───── Data entries
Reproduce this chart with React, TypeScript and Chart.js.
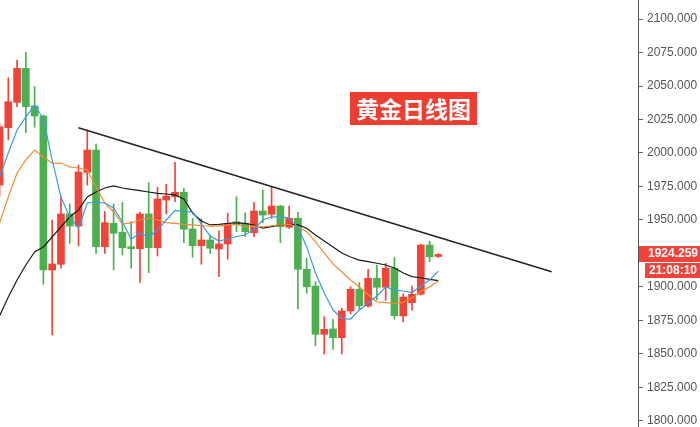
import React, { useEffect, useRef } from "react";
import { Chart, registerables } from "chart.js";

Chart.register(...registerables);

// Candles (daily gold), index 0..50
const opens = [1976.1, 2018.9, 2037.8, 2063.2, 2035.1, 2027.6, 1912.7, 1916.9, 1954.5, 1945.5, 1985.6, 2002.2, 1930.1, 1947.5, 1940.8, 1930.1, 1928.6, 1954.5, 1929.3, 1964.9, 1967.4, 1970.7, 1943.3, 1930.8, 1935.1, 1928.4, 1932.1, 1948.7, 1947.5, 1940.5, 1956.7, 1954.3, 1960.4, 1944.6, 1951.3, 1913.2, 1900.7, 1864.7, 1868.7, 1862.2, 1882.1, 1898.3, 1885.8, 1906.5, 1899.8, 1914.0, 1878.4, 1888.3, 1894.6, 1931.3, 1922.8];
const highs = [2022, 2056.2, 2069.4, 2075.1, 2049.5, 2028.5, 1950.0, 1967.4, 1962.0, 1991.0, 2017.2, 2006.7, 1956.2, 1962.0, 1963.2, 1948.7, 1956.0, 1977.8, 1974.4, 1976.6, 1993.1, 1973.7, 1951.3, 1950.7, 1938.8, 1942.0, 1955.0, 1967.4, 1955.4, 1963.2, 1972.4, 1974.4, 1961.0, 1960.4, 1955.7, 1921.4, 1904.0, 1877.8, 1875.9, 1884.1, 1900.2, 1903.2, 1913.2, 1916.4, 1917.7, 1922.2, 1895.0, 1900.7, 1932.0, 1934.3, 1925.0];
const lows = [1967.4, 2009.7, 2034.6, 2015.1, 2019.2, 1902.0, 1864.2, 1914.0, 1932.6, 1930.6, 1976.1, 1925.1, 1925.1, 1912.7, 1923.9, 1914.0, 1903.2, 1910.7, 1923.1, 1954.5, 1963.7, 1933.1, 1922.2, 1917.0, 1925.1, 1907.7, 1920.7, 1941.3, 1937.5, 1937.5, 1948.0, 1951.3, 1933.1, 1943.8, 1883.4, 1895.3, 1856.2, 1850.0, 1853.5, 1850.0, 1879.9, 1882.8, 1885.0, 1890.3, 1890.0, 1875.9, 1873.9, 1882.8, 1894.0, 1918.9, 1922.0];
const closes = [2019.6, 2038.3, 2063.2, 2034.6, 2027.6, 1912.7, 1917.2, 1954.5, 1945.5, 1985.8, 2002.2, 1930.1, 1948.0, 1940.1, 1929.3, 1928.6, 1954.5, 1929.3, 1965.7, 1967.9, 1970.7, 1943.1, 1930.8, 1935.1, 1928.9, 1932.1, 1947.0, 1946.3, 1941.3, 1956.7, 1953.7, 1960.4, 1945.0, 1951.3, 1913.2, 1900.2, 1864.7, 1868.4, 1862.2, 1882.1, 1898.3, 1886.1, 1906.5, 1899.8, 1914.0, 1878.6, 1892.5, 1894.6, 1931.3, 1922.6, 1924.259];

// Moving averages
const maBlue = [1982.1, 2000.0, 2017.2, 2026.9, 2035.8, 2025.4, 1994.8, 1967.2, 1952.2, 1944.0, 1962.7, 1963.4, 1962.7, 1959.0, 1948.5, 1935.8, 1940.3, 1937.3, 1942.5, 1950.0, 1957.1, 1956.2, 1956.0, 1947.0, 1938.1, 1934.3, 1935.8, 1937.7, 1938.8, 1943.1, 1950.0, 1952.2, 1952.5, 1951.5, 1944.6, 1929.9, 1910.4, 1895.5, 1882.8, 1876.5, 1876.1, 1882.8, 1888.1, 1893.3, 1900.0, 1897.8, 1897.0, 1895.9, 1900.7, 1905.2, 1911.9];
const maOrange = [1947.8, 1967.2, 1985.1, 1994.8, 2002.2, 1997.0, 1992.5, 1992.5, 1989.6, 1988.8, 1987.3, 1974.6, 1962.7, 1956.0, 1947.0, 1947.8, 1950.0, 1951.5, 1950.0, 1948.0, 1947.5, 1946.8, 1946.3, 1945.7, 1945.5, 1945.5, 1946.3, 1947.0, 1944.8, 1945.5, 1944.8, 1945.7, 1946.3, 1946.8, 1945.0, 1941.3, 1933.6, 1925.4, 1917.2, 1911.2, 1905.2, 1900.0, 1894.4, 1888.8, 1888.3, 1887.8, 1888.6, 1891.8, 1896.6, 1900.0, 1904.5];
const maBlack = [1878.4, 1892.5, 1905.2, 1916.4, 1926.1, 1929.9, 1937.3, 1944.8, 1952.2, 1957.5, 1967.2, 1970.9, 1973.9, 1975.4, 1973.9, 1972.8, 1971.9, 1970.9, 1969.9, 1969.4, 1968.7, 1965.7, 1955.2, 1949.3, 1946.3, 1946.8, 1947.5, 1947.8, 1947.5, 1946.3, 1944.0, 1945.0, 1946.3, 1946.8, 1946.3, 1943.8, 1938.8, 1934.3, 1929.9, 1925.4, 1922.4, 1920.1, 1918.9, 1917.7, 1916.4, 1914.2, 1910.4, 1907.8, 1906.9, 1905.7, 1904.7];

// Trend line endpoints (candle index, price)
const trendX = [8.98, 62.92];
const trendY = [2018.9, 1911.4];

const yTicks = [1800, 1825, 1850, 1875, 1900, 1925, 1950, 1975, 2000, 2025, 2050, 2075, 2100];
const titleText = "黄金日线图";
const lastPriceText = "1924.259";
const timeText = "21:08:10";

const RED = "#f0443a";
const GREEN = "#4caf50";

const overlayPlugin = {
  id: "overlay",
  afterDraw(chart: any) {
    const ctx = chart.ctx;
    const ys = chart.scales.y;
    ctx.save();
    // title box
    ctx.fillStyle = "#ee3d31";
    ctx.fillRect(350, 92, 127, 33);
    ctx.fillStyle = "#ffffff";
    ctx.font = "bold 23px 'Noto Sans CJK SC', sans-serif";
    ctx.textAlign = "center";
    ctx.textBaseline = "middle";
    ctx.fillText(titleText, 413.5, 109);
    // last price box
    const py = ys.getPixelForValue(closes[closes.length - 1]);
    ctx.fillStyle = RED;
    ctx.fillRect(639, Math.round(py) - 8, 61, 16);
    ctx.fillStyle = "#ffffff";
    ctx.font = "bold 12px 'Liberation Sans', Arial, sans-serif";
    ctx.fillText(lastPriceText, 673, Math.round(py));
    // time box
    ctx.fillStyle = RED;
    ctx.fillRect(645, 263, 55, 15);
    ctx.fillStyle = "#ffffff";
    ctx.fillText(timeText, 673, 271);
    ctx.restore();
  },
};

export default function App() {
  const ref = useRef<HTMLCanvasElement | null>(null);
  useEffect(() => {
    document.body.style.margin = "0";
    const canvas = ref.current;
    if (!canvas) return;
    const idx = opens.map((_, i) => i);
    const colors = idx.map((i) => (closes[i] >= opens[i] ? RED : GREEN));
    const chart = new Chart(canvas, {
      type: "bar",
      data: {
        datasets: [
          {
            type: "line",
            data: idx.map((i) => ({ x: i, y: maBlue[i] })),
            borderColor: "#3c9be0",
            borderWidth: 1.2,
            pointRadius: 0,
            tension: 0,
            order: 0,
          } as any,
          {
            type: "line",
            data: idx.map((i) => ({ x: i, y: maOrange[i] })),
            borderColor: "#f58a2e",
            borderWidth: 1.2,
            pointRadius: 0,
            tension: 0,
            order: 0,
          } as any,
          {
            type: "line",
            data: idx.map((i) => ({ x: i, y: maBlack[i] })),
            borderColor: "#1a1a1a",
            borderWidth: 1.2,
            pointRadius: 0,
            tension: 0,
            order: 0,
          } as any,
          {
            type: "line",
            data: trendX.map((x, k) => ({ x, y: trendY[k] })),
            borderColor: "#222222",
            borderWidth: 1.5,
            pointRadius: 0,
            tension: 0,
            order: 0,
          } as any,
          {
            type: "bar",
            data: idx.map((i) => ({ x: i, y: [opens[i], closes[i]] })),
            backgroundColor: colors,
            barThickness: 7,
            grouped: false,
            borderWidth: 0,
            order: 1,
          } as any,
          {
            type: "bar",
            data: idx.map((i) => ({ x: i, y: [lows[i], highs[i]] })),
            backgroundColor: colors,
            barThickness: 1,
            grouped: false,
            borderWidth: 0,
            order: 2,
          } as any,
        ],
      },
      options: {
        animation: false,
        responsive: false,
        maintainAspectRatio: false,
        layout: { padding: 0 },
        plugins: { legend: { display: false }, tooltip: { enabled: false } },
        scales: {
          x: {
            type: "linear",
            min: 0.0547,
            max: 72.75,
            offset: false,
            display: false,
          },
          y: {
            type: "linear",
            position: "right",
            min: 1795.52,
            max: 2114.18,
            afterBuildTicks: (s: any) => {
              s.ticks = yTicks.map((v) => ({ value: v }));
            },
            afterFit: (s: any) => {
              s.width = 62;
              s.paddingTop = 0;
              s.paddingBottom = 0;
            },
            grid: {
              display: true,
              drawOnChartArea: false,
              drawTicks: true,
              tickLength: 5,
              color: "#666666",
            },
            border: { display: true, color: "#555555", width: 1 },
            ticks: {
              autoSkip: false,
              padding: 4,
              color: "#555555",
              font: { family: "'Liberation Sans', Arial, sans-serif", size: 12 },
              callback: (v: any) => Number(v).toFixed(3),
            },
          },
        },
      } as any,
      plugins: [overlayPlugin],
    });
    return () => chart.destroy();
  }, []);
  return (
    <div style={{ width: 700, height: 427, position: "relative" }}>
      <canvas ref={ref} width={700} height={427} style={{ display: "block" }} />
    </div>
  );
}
──────────
───── Data entries
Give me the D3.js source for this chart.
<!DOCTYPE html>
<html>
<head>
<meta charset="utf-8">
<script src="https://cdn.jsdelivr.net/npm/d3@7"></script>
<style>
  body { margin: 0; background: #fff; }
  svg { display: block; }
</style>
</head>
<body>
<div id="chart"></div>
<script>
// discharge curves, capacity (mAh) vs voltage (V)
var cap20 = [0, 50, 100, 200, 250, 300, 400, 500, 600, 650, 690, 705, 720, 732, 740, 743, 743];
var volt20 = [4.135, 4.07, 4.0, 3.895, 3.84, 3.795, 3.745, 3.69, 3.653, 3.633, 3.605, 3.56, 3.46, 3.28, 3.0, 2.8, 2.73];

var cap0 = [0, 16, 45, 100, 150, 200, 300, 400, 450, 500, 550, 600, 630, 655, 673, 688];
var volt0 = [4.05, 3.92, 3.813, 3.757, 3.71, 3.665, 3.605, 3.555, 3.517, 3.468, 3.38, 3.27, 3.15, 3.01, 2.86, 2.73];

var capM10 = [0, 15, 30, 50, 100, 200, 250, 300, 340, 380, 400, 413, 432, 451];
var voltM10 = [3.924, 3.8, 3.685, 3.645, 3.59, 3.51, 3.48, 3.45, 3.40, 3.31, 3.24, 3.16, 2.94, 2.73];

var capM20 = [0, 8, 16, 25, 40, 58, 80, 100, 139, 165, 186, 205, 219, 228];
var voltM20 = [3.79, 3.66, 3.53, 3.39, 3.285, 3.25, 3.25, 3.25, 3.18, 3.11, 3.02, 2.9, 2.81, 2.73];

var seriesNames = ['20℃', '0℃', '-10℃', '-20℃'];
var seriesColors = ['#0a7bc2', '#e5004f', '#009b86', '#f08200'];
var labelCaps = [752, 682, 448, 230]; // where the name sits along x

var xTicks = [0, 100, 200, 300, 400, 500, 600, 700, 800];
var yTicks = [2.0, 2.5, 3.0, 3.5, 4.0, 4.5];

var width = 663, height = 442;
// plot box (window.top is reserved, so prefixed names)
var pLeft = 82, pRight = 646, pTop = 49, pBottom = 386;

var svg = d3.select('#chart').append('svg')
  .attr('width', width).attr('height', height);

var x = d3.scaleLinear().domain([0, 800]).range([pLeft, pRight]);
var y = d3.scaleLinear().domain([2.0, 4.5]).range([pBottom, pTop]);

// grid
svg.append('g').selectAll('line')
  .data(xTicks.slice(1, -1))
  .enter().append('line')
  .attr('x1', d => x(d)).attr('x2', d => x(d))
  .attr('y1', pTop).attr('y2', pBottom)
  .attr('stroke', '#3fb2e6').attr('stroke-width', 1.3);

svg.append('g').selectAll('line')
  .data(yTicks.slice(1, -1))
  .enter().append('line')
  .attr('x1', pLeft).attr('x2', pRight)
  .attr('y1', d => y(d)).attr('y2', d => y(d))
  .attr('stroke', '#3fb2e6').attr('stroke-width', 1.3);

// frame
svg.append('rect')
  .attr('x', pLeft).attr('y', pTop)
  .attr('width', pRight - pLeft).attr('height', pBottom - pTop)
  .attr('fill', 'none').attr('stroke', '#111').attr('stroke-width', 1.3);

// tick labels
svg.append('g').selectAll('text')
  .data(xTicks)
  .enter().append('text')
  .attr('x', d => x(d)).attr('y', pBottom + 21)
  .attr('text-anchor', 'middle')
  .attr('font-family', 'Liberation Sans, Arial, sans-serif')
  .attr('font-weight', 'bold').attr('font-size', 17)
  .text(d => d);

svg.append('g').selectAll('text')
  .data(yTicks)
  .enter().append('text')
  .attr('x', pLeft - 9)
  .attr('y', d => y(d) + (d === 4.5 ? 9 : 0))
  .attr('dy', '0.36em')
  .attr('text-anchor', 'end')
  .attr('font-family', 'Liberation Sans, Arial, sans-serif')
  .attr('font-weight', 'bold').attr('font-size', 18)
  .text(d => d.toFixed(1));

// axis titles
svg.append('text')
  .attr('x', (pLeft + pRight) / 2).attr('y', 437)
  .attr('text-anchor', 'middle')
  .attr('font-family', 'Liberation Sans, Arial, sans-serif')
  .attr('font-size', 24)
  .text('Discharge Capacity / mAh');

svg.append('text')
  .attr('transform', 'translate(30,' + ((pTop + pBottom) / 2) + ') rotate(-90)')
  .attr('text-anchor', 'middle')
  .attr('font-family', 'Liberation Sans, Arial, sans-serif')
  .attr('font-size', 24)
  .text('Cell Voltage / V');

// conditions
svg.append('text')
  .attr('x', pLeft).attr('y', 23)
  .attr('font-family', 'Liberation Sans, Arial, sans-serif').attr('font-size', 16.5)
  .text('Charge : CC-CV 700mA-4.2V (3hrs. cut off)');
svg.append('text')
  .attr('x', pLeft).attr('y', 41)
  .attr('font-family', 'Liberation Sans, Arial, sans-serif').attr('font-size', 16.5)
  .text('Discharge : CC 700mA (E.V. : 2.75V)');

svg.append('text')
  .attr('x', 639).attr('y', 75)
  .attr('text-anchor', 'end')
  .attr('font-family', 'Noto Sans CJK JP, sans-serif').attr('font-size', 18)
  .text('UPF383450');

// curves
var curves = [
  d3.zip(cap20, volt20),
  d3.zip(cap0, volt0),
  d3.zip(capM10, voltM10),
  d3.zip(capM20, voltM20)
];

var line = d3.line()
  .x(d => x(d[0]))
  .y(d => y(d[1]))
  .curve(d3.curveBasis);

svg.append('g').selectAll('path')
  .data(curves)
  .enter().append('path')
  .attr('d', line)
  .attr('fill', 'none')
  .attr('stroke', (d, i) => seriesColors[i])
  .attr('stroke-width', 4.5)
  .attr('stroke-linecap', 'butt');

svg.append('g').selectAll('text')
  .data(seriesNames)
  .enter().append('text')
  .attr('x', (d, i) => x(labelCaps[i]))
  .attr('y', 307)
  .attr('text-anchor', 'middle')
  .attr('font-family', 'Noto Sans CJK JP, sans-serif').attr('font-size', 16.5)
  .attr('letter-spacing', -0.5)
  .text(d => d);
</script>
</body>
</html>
──────────
───── Data entries
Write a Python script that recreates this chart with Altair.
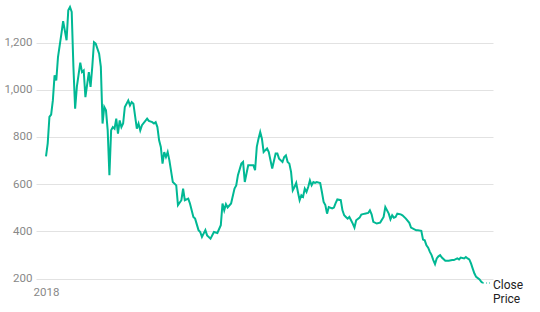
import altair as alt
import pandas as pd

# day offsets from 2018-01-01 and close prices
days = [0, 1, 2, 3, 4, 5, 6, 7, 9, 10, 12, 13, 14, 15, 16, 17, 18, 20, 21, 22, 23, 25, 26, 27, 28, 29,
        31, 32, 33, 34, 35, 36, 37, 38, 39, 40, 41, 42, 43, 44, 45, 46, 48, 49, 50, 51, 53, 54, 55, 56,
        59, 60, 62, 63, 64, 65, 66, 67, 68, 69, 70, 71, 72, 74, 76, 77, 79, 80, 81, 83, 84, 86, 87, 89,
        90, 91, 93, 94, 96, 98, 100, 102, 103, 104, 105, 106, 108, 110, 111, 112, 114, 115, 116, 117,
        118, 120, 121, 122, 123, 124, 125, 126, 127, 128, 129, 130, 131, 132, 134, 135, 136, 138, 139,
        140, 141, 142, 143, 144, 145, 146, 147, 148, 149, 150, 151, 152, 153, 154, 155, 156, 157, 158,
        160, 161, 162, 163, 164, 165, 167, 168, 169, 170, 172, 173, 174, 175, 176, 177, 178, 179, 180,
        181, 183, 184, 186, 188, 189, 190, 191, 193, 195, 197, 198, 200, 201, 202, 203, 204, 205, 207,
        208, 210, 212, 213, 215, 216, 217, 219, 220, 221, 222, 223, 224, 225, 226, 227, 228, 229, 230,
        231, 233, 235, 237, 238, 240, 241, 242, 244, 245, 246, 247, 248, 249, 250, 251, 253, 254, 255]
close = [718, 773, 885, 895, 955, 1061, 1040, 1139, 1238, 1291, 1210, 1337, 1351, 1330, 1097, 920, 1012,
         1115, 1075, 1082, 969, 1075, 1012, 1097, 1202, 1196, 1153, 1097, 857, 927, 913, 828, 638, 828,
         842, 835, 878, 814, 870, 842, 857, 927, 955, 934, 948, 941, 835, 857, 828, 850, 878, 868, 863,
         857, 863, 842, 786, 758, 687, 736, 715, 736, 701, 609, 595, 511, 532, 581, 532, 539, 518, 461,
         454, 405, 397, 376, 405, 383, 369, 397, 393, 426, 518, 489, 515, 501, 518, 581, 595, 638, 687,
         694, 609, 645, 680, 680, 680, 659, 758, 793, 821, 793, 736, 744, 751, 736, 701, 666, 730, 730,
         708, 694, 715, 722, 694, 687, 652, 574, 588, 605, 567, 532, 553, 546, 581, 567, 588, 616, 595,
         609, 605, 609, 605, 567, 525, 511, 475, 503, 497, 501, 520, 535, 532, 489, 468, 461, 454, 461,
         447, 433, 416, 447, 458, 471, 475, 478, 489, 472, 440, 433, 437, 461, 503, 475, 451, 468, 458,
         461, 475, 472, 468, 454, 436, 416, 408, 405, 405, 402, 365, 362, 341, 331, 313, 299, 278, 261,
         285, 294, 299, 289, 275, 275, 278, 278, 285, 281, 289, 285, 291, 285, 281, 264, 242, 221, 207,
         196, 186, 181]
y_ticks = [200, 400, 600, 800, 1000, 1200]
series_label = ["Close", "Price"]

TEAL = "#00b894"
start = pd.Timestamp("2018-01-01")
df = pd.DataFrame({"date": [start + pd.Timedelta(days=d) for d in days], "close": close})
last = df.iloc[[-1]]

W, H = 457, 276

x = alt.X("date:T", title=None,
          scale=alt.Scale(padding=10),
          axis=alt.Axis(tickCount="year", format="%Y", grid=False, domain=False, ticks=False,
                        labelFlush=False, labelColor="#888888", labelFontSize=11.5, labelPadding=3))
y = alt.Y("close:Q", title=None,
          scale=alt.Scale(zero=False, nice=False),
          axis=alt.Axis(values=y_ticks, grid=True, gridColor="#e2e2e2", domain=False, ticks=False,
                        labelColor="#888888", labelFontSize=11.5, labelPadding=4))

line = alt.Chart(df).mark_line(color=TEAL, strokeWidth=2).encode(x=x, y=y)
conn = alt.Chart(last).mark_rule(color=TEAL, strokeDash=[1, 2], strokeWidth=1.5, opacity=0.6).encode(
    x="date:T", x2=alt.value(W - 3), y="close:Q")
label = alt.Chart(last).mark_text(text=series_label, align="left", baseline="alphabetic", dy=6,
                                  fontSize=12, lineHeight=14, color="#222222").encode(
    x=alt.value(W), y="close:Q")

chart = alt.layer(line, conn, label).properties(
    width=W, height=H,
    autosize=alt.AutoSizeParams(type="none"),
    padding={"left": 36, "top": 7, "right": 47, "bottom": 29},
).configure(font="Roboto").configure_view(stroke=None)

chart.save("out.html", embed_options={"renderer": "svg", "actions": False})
──────────
- [Task details]: Above this task is a listing with pictures in it. Retype only the lines from the one containing "Reproduce this chart" through the one containing "Chart.register(...registerables);", both included, and not the pictures.

- [Task answer]:
Reproduce this chart with React, TypeScript and Chart.js.
import React, { useEffect, useRef } from "react";
import { Chart, registerables } from "chart.js";

Chart.register(...registerables);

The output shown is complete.